A co znalazł dokładnie?
"To jakim cudem to się nie udało?" Zaczął myśleć, co mogło pójść źle. Dlaczego w Oscorpie ten akcelerator wybuchł? Co mogło to spowodować?
Właściciel
Cóż, miał 99,9% szans na wybuchnięcie.
Mroczny:
Kilka lokalizacji gdzie handlują oraz informacje osób być może powiązanych z tym handlem. Sęp i Shocker.
Siergiej:
-Naipierw sprawdźmy kręgielnie.
- Coś mi nie pasuje... Jakim cudem miał 99,9% szans na wybuchnięcie, skoro w obliczeniach wyszło, że szansa na to wynosi ok. 0,1%?
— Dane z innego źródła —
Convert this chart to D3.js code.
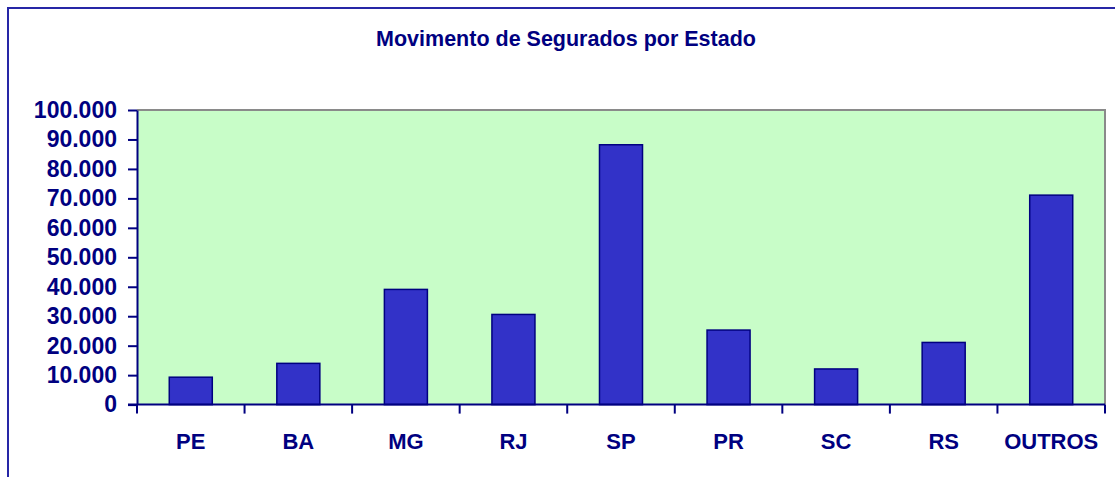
<!DOCTYPE html>
<html>
<head>
<meta charset="utf-8">
<script src="https://cdn.jsdelivr.net/npm/d3@7"></script>
<style>
  body { margin: 0; background: #fff; }
  svg { display: block; font-family: "Liberation Sans", Arial, sans-serif; font-weight: bold; }
</style>
</head>
<body>
<svg id="chart"></svg>
<script>
// dados
const estados = ["PE", "BA", "MG", "RJ", "SP", "PR", "SC", "RS", "OUTROS"];
const segurados = [9300, 14000, 39100, 30600, 88200, 25300, 12100, 21100, 71100];
const yTicks = [0, 10000, 20000, 30000, 40000, 50000, 60000, 70000, 80000, 90000, 100000];
const titulo = "Movimento de Segurados por Estado";

const width = 1115, height = 477;
const margin = {top: 110, right: 10, bottom: 72.4, left: 137};
const navy = "#000080";

const svg = d3.select("#chart")
    .attr("width", width)
    .attr("height", height)
    .attr("viewBox", [0, 0, width, height]);

// moldura externa (cortada à direita e embaixo)
svg.append("path")
    .attr("fill", "none")
    .attr("stroke", "#2626a6")
    .attr("stroke-width", 2)
    .attr("d", `M8,${height + 5}V8H${width + 5}`);

svg.append("text")
    .attr("x", 566)
    .attr("y", 45.5)
    .attr("text-anchor", "middle")
    .attr("fill", navy)
    .attr("font-size", 21.5)
    .text(titulo);

const x = d3.scaleBand()
    .domain(estados)
    .range([margin.left, width - margin.right])
    .paddingInner(0.6)
    .paddingOuter(0.3);

const xCat = d3.scaleBand()
    .domain(estados)
    .range([margin.left, width - margin.right]);

const y = d3.scaleLinear()
    .domain([0, 100000])
    .range([height - margin.bottom, margin.top]);

// área de plotagem
svg.append("rect")
    .attr("x", margin.left)
    .attr("y", margin.top)
    .attr("width", width - margin.right - margin.left)
    .attr("height", y(0) - margin.top)
    .attr("fill", "#c8fdc8");

svg.append("path")
    .attr("fill", "none")
    .attr("stroke", "#8a8a8a")
    .attr("stroke-width", 2)
    .attr("d", `M${margin.left},${margin.top}H${width - margin.right}V${y(0)}`);

svg.append("g")
    .selectAll("rect")
    .data(segurados)
    .join("rect")
      .attr("x", (d, i) => x(estados[i]))
      .attr("y", d => y(d))
      .attr("width", x.bandwidth())
      .attr("height", d => y(0) - y(d))
      .attr("fill", "#3232c8")
      .attr("stroke", navy)
      .attr("stroke-width", 1.5);

const fmt = d3.formatLocale({decimal: ",", thousands: ".", grouping: [3], currency: ["R$", ""]}).format(",d");

svg.append("g")
    .attr("transform", `translate(${margin.left},0)`)
    .call(d3.axisLeft(y).tickValues(yTicks).tickFormat(fmt).tickSize(9).tickPadding(11).tickSizeOuter(0))
    .call(g => g.select(".domain").attr("stroke", navy).attr("stroke-width", 2))
    .call(g => g.selectAll(".tick line").attr("stroke", navy).attr("stroke-width", 2))
    .call(g => g.selectAll(".tick text")
        .attr("fill", navy)
        .attr("font-size", 23)
        .attr("font-family", "Liberation Sans, Arial, sans-serif")
        .attr("font-weight", "bold"));

// eixo x: marcas nas divisões entre categorias
const bordas = estados.map(e => xCat(e)).concat([width - margin.right]);
const xAxis = svg.append("g")
    .attr("transform", `translate(0,${y(0)})`);
xAxis.append("path")
    .attr("stroke", navy)
    .attr("stroke-width", 2)
    .attr("d", `M${margin.left - 9},0H${width - margin.right}`);
xAxis.selectAll("line")
    .data(bordas)
    .join("line")
      .attr("x1", d => d).attr("x2", d => d)
      .attr("y1", 0).attr("y2", 9)
      .attr("stroke", navy)
      .attr("stroke-width", 2);
xAxis.selectAll("text")
    .data(estados)
    .join("text")
      .attr("x", d => xCat(d) + xCat.bandwidth() / 2)
      .attr("y", 44.5)
      .attr("text-anchor", "middle")
      .attr("fill", navy)
      .attr("font-size", 22)
      .text(d => d);
</script>
</body>
</html>
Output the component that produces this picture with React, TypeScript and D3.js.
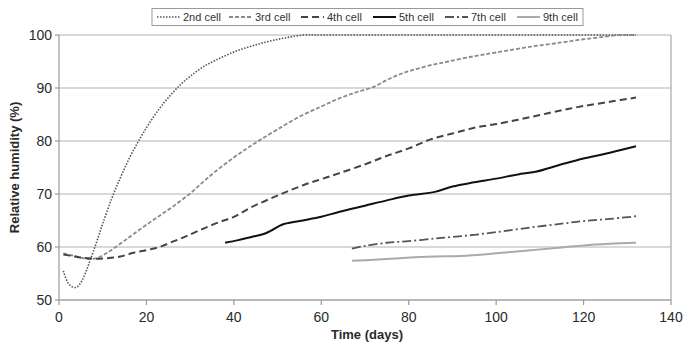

//W KP napisałem, że wybuch powstał przez inną osobę. Frank jest geniuszem i wybierał bacznie materiały, itd., żeby zmniejszyć prawdopodobieństwo jakiejś katastrofy. Nie zaryzykowałby przy takiej szansie, a na pewno nie na początku swojej kariery.
Właściciel
//fak, autokorekt mi usunął nie przed wybuchnięcie//
No to ruszył do kręgielni.
Nieciekawie. Jakie to lokalizacje?
- Może chodzi o środowisko. Teoretycznie w takim budynku szansa wybuchu powinna zmaleć nawet do 0,001%, ale wiadomo, że w praktyce może wyjść różnie... - próbował znaleźć możliwe rozwiązania, dlaczego tak się wydarzyło.
Właściciel
Shocke:
Pech.
Siergiej:
W mieście jest ich kilka.
Mroczny:
Park, Queens, niedaleko wieży Avengers, dzielnica Chińska.
- Nie... To nie mógł być zwykły pech. Coś musiało się zmienić albo nie jestem tak dobry jak myślałem. Możliwe, że w środowisku zmieniły się czynniki, które mogły mieć znaczący wpływ na moją pracę. Może i zwątpiłem w swój geniusz. Może i nie jestem tak dobry jak kiedyś. Może i nigdy nie byłem. Ale nie pozwolę, by pech był usprawiedliwieniem. Musiało się coś zadziać, ale nie wiem co... Pamiętam, jak sprawdzałem wszystkie parametry przed startem. Na początku wszystko działało sprawnie, ale później coś się zepsuło i wylądowałem w szpitalu.
Szukał jakichś pomysłów, co mogło się zmienić w tak krótkim czasie
- Chyba powinienem przestać gadać do siebie... A przynajmniej w tych chwilach, gdy mówię o swojej historii zamiast o faktycznym problemie.
Ruszył do najbliższej.
W Chinatown już był, więc wybrał się dla odmiany do Queens.